Sen. Imee Marcos also asked why the PCOO had maintained a high number of job order employees.
“What projects or job descriptions of these employees that are so technical and so specialized that cannot be performed by regular employees? I am baffled by the fact that there are no policy guidelines at all on hiring of employees,” she said.
“There seems to be a lot of mysteries in all these hiring of employees,” she said. In July, the Commission on Audit (COA) flagged the PCOO’s “massive’’ and “unrestricted’’ hiring of contractuals, saying it led to unnecessary expenses amounting to P71 million.
Drilon kept taking shots at Ablan, repeatedly referring to the agency’s “COS” personnel as “COT,” or “contract of trolls.”
But Ablan maintained: “We don’t have trolls, Mr. Chairman.”
He admitted that he, too, once found the PCOO’s human resources situation odd, but clarified that on his watch the agency had already begun the process of filling up 62 of 88 vacant positions.
The senators also ordered the PCOO to submit the names, addresses, education and job description of the COS employees, as well as their daily time records.
Ban on trolls
The Palace media office was also asked to submit a report on its expenses for “social media boosting.”
“(P)art of our right to know is to make sure that these are not fictitious names, that the names are performing their jobs.

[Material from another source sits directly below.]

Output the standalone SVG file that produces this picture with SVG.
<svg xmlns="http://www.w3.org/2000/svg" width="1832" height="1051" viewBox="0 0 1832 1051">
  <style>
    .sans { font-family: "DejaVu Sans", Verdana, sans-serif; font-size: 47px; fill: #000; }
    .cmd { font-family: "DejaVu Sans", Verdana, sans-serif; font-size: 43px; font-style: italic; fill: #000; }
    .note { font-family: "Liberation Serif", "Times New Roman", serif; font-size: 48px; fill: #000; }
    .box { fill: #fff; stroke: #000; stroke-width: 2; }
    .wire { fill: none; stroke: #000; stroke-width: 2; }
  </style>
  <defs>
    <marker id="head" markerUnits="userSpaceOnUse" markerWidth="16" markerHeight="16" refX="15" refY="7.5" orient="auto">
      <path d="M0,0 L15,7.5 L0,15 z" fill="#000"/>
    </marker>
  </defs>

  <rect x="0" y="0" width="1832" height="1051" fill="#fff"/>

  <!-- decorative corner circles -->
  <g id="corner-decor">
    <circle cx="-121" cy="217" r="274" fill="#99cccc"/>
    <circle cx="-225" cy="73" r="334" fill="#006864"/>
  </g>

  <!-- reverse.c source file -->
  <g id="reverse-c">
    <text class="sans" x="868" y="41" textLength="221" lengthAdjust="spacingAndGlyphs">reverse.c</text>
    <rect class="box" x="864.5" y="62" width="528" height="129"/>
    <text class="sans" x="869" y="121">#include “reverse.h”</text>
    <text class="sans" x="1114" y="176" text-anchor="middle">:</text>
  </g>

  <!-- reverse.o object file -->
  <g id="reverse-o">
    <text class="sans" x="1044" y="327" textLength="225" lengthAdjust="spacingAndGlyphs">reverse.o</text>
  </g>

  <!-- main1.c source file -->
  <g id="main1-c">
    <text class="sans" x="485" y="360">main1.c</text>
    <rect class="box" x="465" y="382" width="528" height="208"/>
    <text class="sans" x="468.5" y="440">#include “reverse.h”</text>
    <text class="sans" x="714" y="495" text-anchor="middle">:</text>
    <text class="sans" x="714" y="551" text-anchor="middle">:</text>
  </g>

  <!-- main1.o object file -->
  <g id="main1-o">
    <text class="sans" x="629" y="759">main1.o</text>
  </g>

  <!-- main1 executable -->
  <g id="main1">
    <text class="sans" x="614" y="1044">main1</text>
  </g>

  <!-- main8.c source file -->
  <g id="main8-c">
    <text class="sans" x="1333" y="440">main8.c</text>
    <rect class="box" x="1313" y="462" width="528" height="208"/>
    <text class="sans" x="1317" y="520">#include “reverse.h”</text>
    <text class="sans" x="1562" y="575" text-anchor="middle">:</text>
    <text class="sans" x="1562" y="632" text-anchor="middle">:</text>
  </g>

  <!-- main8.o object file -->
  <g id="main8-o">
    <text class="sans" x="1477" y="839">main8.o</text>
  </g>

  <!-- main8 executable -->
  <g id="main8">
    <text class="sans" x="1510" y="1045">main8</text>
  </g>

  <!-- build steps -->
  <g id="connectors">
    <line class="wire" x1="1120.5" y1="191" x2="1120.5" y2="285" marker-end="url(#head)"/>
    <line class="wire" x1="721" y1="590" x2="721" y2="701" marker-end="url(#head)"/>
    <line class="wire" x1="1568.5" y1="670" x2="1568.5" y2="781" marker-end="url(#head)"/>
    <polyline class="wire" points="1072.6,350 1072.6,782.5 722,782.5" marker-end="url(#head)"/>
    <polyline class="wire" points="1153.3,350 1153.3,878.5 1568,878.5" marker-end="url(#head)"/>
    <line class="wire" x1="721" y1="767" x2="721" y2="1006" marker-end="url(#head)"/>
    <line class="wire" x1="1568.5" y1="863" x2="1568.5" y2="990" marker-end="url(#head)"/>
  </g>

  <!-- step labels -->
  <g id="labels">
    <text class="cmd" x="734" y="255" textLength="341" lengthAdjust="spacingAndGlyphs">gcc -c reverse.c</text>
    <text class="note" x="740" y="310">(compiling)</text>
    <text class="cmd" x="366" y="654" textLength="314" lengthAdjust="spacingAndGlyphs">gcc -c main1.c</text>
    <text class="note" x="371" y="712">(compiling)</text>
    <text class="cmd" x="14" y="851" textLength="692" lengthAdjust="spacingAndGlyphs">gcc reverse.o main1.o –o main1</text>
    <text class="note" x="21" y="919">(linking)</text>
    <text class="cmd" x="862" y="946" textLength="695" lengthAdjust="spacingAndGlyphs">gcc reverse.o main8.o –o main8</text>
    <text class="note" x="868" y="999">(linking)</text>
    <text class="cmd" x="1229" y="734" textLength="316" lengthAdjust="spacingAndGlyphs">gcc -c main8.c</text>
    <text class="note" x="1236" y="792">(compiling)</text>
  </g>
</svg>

Even if they are trolls we will accept that, as long as they are legitimate and existing,” Drilon said.
The opposition senator asked if the PCOO intended to continue hiring its present roster of “trolls” up to the May 2022 elections, and also sought its position on proposals to have a law banning troll farms.
“Should they be banned? Will you endorse it? Can you submit to us a draft bill that [the government] should ban and banish trolls?” Drilon said.
Andanar agreed that having such a ban would be a good idea and that spreading “fake news” should be penalized.